Ah gong’s lifelong love affair with art began when he first commenced studying art at the Nanyang Academy of Fine Arts in Singapore. As a testament to his natural gift for art, Ah gong was then accepted into and graduated from China’s most prestigious and renowned art academy, then known as the China Central Academy of Fine Arts and now known as Tsinghua University’s Academy of Arts and Design. Tsinghua University also bestowed upon Ah gong the great honour of being a visiting professor, in recognition of his contributions in giving a series of lectures on pottery at the university in 1994 and 1995. This experience was a cherished and significant one to Ah gong.

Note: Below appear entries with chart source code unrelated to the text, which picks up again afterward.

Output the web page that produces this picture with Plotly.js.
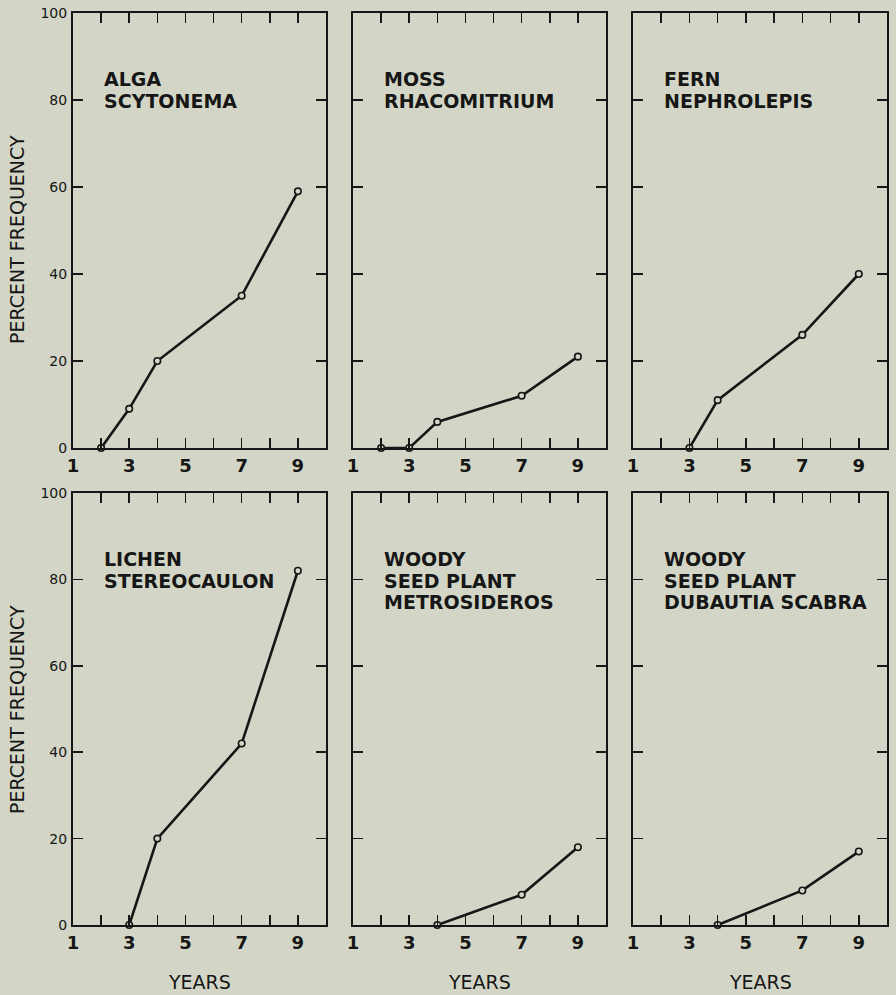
<!DOCTYPE html>
<html>
<head>
<meta charset="utf-8">
<script src="https://cdn.plot.ly/plotly-3.0.1.min.js"></script>
<style>
html,body{margin:0;padding:0;background:#d3d6c6;}
#chart{width:896px;height:995px;}
</style>
</head>
<body>
<div id="chart"></div>
<script>
// ---- data ----
var years = [1, 2, 3, 4, 5, 6, 7, 8, 9, 10];
var xTickVals = [1, 2, 3, 4, 5, 6, 7, 8, 9];
var xTickText = ['1', '', '3', '', '5', '', '7', '', '9'];
var yTickVals = [0, 20, 40, 60, 80, 100];

var algaX = [2, 3, 4, 7, 9];
var algaY = [0, 9, 20, 35, 59];
var mossX = [2, 3, 4, 7, 9];
var mossY = [0, 0, 6, 12, 21];
var fernX = [3, 4, 7, 9];
var fernY = [0, 11, 26, 40];
var lichenX = [3, 4, 7, 9];
var lichenY = [0, 20, 42, 82];
var metroX = [4, 7, 9];
var metroY = [0, 7, 18];
var dubX = [4, 7, 9];
var dubY = [0, 8, 17];

var panelLabels = [
  ['ALGA', 'SCYTONEMA'],
  ['MOSS', 'RHACOMITRIUM'],
  ['FERN', 'NEPHROLEPIS'],
  ['LICHEN', 'STEREOCAULON'],
  ['WOODY', 'SEED PLANT', 'METROSIDEROS'],
  ['WOODY', 'SEED PLANT', 'DUBAUTIA SCABRA']
];
var yTitle = 'PERCENT FREQUENCY';
var xTitle = 'YEARS';

var seriesX = [algaX, mossX, fernX, lichenX, metroX, dubX];
var seriesY = [algaY, mossY, fernY, lichenY, metroY, dubY];

// ---- layout geometry (pixels) ----
var W = 896, H = 995;
var BG = '#d3d6c6';
var INK = '#161616';
var colPx = [[73, 326], [353, 606], [633, 887]];
var rowPx = [[13, 448], [493, 925]];
var FONT = 'DejaVu Sans';

var traces = [];
var layout = {
  width: W, height: H,
  margin: {l: 0, r: 0, t: 0, b: 0},
  paper_bgcolor: BG, plot_bgcolor: BG,
  showlegend: false,
  annotations: []
};

for (var i = 0; i < 6; i++) {
  var r = Math.floor(i / 3), c = i % 3;
  var n = i + 1;
  var xs = n === 1 ? '' : String(n);
  traces.push({
    x: seriesX[i], y: seriesY[i],
    xaxis: 'x' + xs, yaxis: 'y' + xs,
    type: 'scatter', mode: 'lines+markers',
    line: {color: INK, width: 2.6},
    marker: {symbol: 'circle', size: 6.5, color: BG, line: {color: INK, width: 1.6}},
    cliponaxis: false,
    hoverinfo: 'skip'
  });
  layout['xaxis' + xs] = {
    domain: [colPx[c][0] / W, colPx[c][1] / W],
    anchor: 'y' + xs,
    range: [years[0], years[years.length - 1]],
    tickmode: 'array', tickvals: xTickVals, ticktext: xTickText,
    ticks: 'inside', ticklen: 10, tickwidth: 1.5, tickcolor: INK,
    showline: true, linewidth: 2, linecolor: INK, mirror: 'ticks',
    showgrid: false, zeroline: false,
    ticklabelstandoff: 0,
    tickfont: {family: FONT, size: 18, color: INK, weight: 'bold'},
    fixedrange: true
  };
  layout['yaxis' + xs] = {
    domain: [1 - rowPx[r][1] / H, 1 - rowPx[r][0] / H],
    anchor: 'x' + xs,
    range: [0, 100],
    tickmode: 'array', tickvals: yTickVals,
    showticklabels: c === 0,
    ticks: 'inside', ticklen: 10, tickwidth: 1.5, tickcolor: INK,
    showline: true, linewidth: 2, linecolor: INK, mirror: 'ticks',
    showgrid: false, zeroline: false,
    ticklabelstandoff: 1,
    tickfont: {family: FONT, size: 14, color: INK},
    fixedrange: true
  };
  // panel labels
  var ph = rowPx[r][1] - rowPx[r][0];
  var pw = colPx[c][1] - colPx[c][0];
  var lines = panelLabels[i];
  for (var j = 0; j < lines.length; j++) {
    layout.annotations.push({
      xref: 'x' + xs + ' domain', yref: 'y' + xs + ' domain',
      x: 29 / pw, y: 1 - (66 + j * 21.7) / ph,
      xanchor: 'left', yanchor: 'middle',
      text: lines[j], showarrow: false,
      font: {family: FONT, size: 19, color: INK, weight: 'bold'}
    });
  }
  // x titles on bottom row
  if (r === 1) {
    layout.annotations.push({
      xref: 'paper', yref: 'paper',
      x: (colPx[c][0] + colPx[c][1]) / 2 / W, y: 1 - 982 / H,
      xanchor: 'center', yanchor: 'middle',
      text: xTitle, showarrow: false,
      font: {family: FONT, size: 19, color: INK}
    });
  }
}
// y titles
var yTitleCenters = [240, 710];
for (var k = 0; k < 2; k++) {
  layout.annotations.push({
    xref: 'paper', yref: 'paper',
    x: 17 / W, y: 1 - yTitleCenters[k] / H,
    xanchor: 'center', yanchor: 'middle',
    textangle: -90,
    text: yTitle, showarrow: false,
    font: {family: FONT, size: 19, color: INK}
  });
}

Plotly.newPlot('chart', traces, layout, {staticPlot: true, displayModeBar: false});
</script>
</body>
</html>
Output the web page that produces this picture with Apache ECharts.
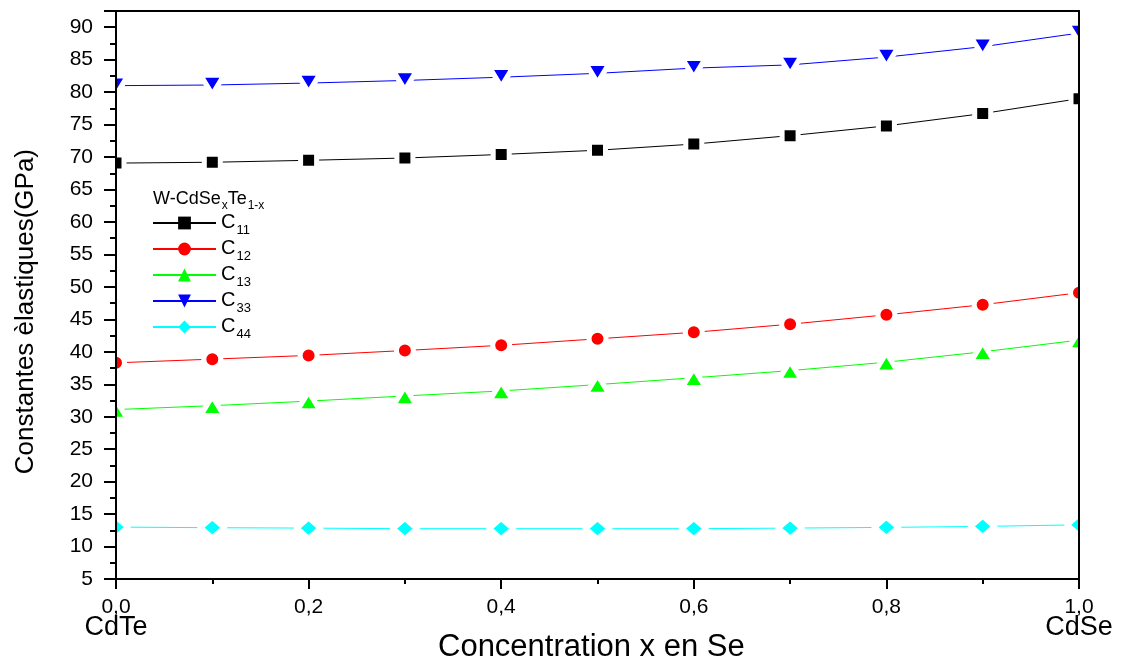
<!DOCTYPE html>
<html>
<head>
<meta charset="utf-8">
<script src="https://cdn.jsdelivr.net/npm/echarts@6/dist/echarts.min.js"></script>
<style>html,body{margin:0;padding:0;background:#fff;}#chart{width:1137px;height:664px;}</style>
</head>
<body>
<div id="chart"></div>
<script>
const xValues = [0, 0.1, 0.2, 0.3, 0.4, 0.5, 0.6, 0.7, 0.8, 0.9, 1.0];
const seriesNames = ['C11', 'C12', 'C13', 'C33', 'C44'];
const c11 = [69.07, 69.2, 69.5, 69.85, 70.4, 71.05, 72.0, 73.3, 74.8, 76.7, 79.0];
const c12 = [38.3, 38.87, 39.44, 40.2, 41.0, 42.0, 43.0, 44.25, 45.7, 47.25, 49.1];
const c13 = [31.1, 31.7, 32.4, 33.2, 33.97, 34.95, 36.0, 37.1, 38.4, 40.0, 41.8];
const c33 = [81.0, 81.1, 81.4, 81.8, 82.3, 82.9, 83.7, 84.2, 85.4, 87.0, 89.1];
const c44 = [13.0, 12.9, 12.84, 12.75, 12.75, 12.75, 12.75, 12.84, 12.95, 13.1, 13.35];
const xEndLabels = {0: 'CdTe', 1: 'CdSe'};

const FONT = '"Liberation Sans", Arial, sans-serif';
const chart = echarts.init(document.getElementById('chart'), null, {renderer: 'canvas'});

function pairs(vals) { return xValues.map((x, i) => [x, vals[i]]); }

const BW = 5;
function mkSeries(name, vals, color, symbol, size) {
  return {
    name: name,
    type: 'line',
    data: pairs(vals),
    symbol: symbol,
    symbolSize: [size[0] + BW, size[1] + BW],
    showAllSymbol: true,
    clip: false,
    lineStyle: {color: color, width: 1},
    itemStyle: {color: color, borderColor: '#fff', borderWidth: BW},
    emphasis: {disabled: true},
    z: 2
  };
}

const option = {
  animation: false,
  backgroundColor: '#fff',
  grid: {left: 116, right: 58, top: 11, bottom: 85, containLabel: false},
  title: {
    left: 153, top: 190, padding: 0,
    text: '{a|W-CdSe}{b|x}{a|Te}{b|1-x}',
    textStyle: {
      fontWeight: 'normal',
      rich: {
        a: {fontFamily: FONT, fontSize: 18, fontWeight: 'normal', color: '#000', lineHeight: 20, verticalAlign: 'top'},
        b: {fontFamily: FONT, fontSize: 12, fontWeight: 'normal', color: '#000', lineHeight: 13, padding: [10, 0, 0, 1], verticalAlign: 'top'}
      }
    }
  },
  legend: {
    orient: 'vertical',
    left: 152, top: 212, padding: 0,
    itemWidth: 63, itemHeight: 16, itemGap: 1,
    data: seriesNames,
    itemStyle: {borderWidth: 0},
    formatter: function (n) { return '{c|C}{s|' + n.slice(1) + '}'; },
    textStyle: {
      rich: {
        c: {fontFamily: FONT, fontSize: 20, color: '#000', lineHeight: 22, verticalAlign: 'top'},
        s: {fontFamily: FONT, fontSize: 13, color: '#000', lineHeight: 13, padding: [12, 0, 0, 1], verticalAlign: 'top'}
      }
    }
  },
  xAxis: [{
    type: 'value', min: 0, max: 1, interval: 0.2, position: 'bottom', zlevel: 2, z: 10,
    axisLine: {show: true, onZero: false, lineStyle: {color: '#000', width: 2}},
    axisTick: {show: true, inside: false, length: 10, lineStyle: {color: '#000', width: 2}},
    minorTick: {show: true, splitNumber: 2, length: 5, lineStyle: {color: '#000', width: 2}},
    splitLine: {show: false},
    axisLabel: {
      margin: 19,
      verticalAlign: 'top',
      formatter: function (v) {
        const s = v.toFixed(1).replace('.', ',');
        const r = Math.round(v * 10) / 10;
        if (xEndLabels[r] !== undefined) return '{a|' + s + '}\n{b|' + xEndLabels[r] + '}';
        return '{a|' + s + '}';
      },
      rich: {
        a: {fontFamily: FONT, fontSize: 21, color: '#000', lineHeight: 18},
        b: {fontFamily: FONT, fontSize: 27, color: '#000', lineHeight: 24}
      }
    }
  }, {
    type: 'value', min: 0, max: 1, position: 'top', zlevel: 2, z: 10,
    axisLine: {show: true, onZero: false, lineStyle: {color: '#000', width: 2}},
    axisTick: {show: false}, axisLabel: {show: false}, splitLine: {show: false}
  }],
  yAxis: [{
    type: 'value', min: 5, max: 92.5, interval: 5, position: 'left', zlevel: 2, z: 10,
    axisLine: {show: true, onZero: false, lineStyle: {color: '#000', width: 2}},
    axisTick: {show: true, inside: false, length: 12, lineStyle: {color: '#000', width: 2}},
    minorTick: {show: true, splitNumber: 2, length: 6, lineStyle: {color: '#000', width: 2}},
    splitLine: {show: false},
    axisLabel: {margin: 23, showMaxLabel: false, fontFamily: FONT, fontSize: 21, color: '#000'}
  }, {
    type: 'value', min: 5, max: 92.5, interval: 5, position: 'right', zlevel: 2, z: 10,
    axisLine: {show: true, onZero: false, lineStyle: {color: '#000', width: 2}},
    axisTick: {show: false}, axisLabel: {show: false}, splitLine: {show: false}
  }],
  graphic: [
    {type: 'rect', zlevel: 1, z: 5, silent: true, shape: {x: 0, y: 0, width: 115, height: 664}, style: {fill: '#ffffff'}},
    {type: 'rect', zlevel: 1, z: 5, silent: true, shape: {x: 1080, y: 0, width: 57, height: 664}, style: {fill: '#ffffff'}},
    {type: 'text', zlevel: 2, z: 20, left: 13, top: 149, rotation: Math.PI / 2,
      style: {text: 'Constantes èlastiques(GPa)', font: '26px ' + FONT, fill: '#000'}},
    {type: 'text', zlevel: 2, z: 20, left: 438, top: 632,
      style: {text: 'Concentration x en Se', font: '31px ' + FONT, fill: '#000'}}
  ],
  series: [
    mkSeries('C11', c11, '#000000', 'rect', [11, 11]),
    mkSeries('C12', c12, '#ff0000', 'circle', [12, 12]),
    mkSeries('C13', c13, '#00ff00', 'triangle', [18, 14]),
    mkSeries('C33', c33, '#0000ff', 'path://M0,0 L2,0 L1,1.4 Z', [18, 14]),
    mkSeries('C44', c44, '#00ffff', 'diamond', [18, 15])
  ]
};
chart.setOption(option);
</script>
</body>
</html>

During Ah gong’s illustrious career spanning six decades, he mastered a truly stupendous array of mediums for his art work, from oil, acrylic, water colour, Chinese ink, calligraphy, seal carving, opera mask painting, woodcut, fiber glass sculpting, bronze sculpting, paper mache and copper tooling. He has held over 21 solo art exhibitions all around the world, including in Beijing, Tokyo, and Paris, and he is perhaps most well known for his eye-catching artworks found at Singapore landmarks, such as his two sculptures at Raffles Place titled the Pioneering Spirit and Struggle for Survival, his mural titled the Epic of Singapore at Tanjong Pagar MRT, and his bronze sculpture along the Singapore River called the River Merchants, just to name a few.


Ah gong has also received widespread recognition for his paintings in particular, which capture the growth and transition of Singapore throughout the 1960s to the 1980s, serving as an invaluable record of what Singapore used to look like, for future generations of Singaporeans.


On behalf of all of his grandchildren, it is truly our greatest pride and honour to call him our Ah gong. But beyond his public success as one of Singapore’s pre-eminent artists, Ah gong was also a great grandfather to all of us. We will fondly remember those warm, lazy afternoons spent in Ah gong and Popo’s house, which was and still is filled to the brim with his paintings and sculptures, where we would paint on ceramic figurines, or paint bananas, a staple fruit at Ah gong and Popo’s house. Ah gong would sit a short distance away from us, in front of his easel, dabbing away at his canvas with his paintbrush. At dinnertime, he would retire to the dining table and have whatever Popo brings him, along with his poison of choice – usually Tiger beer or a Guinness. This was when he would engage us grandchildren and playfully ask if we were good guys or bad guys, and who our favourite grandparent was – him or Popo.  Ah gong was a jovial and loving grandfather who never failed to bring smiles to our faces, and we will always be grateful to have had him as our grandfather.


Ah gong will always be loved and remembered by those of us who knew him. His contributions, sacrifices and struggles have and will continue to shape our lives. His unwavering pursuit of art despite the obstacles of being an artist, and of course supported by Popo’s sacrifices and hard work, is an inspiration to all of us. 


Although we miss him immensely, we find great comfort in the knowledge that he led a long and rich life, having touched the lives of many people through his interactions with them or his artworks. His legacy will also continue to live on a long time from now, in the hearts and minds of Singaporeans, through his art and sculptures, and through his descendants and loved ones.


We love you forever, ah gong. Rest in peace.